Celebriamo oggi la giornata della Memoria, come tra qualche settimana celebreremo il giorno del Ricordo. Un filo lega le due ricorrenze, un filo di violenza e di crudeltà nei confronti della persona umana, che non ha confini; chiunque le compia e da qualunque parte provengano, la crudeltà e la violenza sono abominevoli e vanno decisamente respinte e condannate senza giustificazione. Queste ricorrenze ci interpellano e non possono ridursi soltanto a momenti commemorativi. Se il ricordo dello sterminio di milioni di uomini non ci scomoda, se non ci fa stare sulle spine, se non ci sollecita a scelte che costano, diventano solo l’occasione per esternare profonde emozioni.
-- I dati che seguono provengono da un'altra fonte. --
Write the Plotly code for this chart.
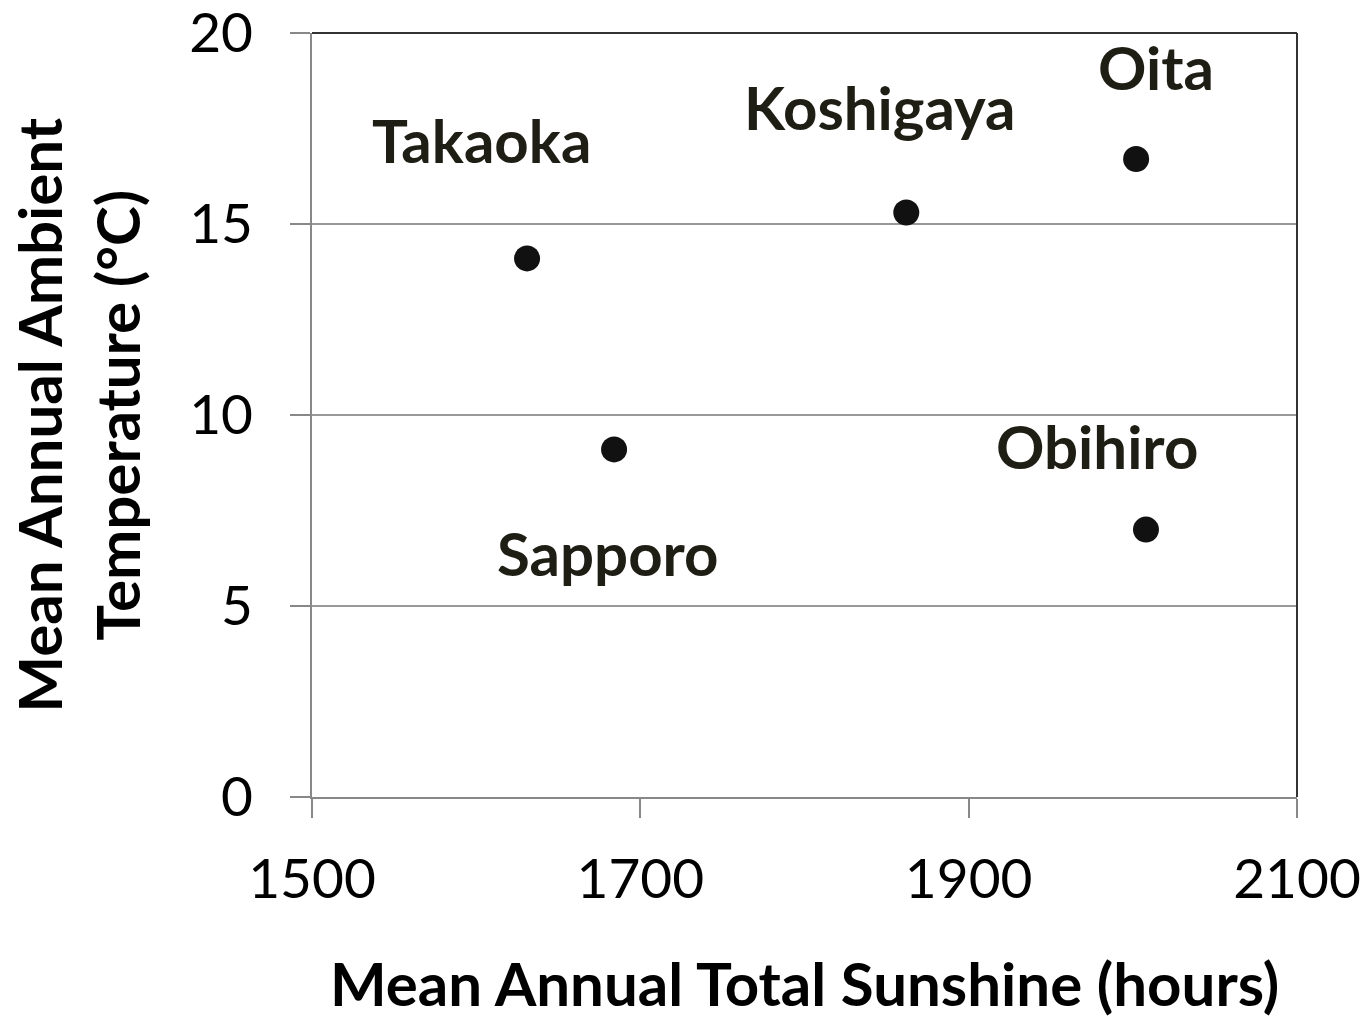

La civiltà attuale è “smemorata”, immersa come è nell’immediato e nella frenesia del futuro. “Chi non ricorda, non vive”, diceva il critico letterario Giorgio Pasquali nel suo saggio “Filologia e storia” del 1920.
“Là dove non esiste la memoria, il male tiene aperte le ferite”, affermava Papa Francesco qualche anno fa, commemorando i cento anni dello sterminio dei Cristiani Armeni.
La memoria, tuttavia, non deve essere conservata in uno scrigno o in una biblioteca, ma va attualizzata, perché riscaldi sempre il cuore, orienti la vita, dia senso al nostro procedere nella storia; la storia che può e deve darci la luce che riscalda la coscienza morale, rendendola capace di operare e di guidare il faticoso cammino che ci è davanti.
Il ricordo delle violenze di ieri deve aiutarci a sconfiggere le violenze di oggi, che ancora si manifestano nel mondo e nelle nostre comunità e che sono fatte anche di ingiustizie quotidiane ai danni dei più deboli, verso i quali non si può rimanere indifferenti. Sosteneva il grande scrittore russo Cechov che “l’indifferenza è la paralisi dell’anima, è una morte prematura”. Ricordiamo oggi l’Olocausto, tenendo presente una considerazione di Primo Levi, sopravvissuto da Auschwitz: “se è successo, vuol dire che può succedere ancora”.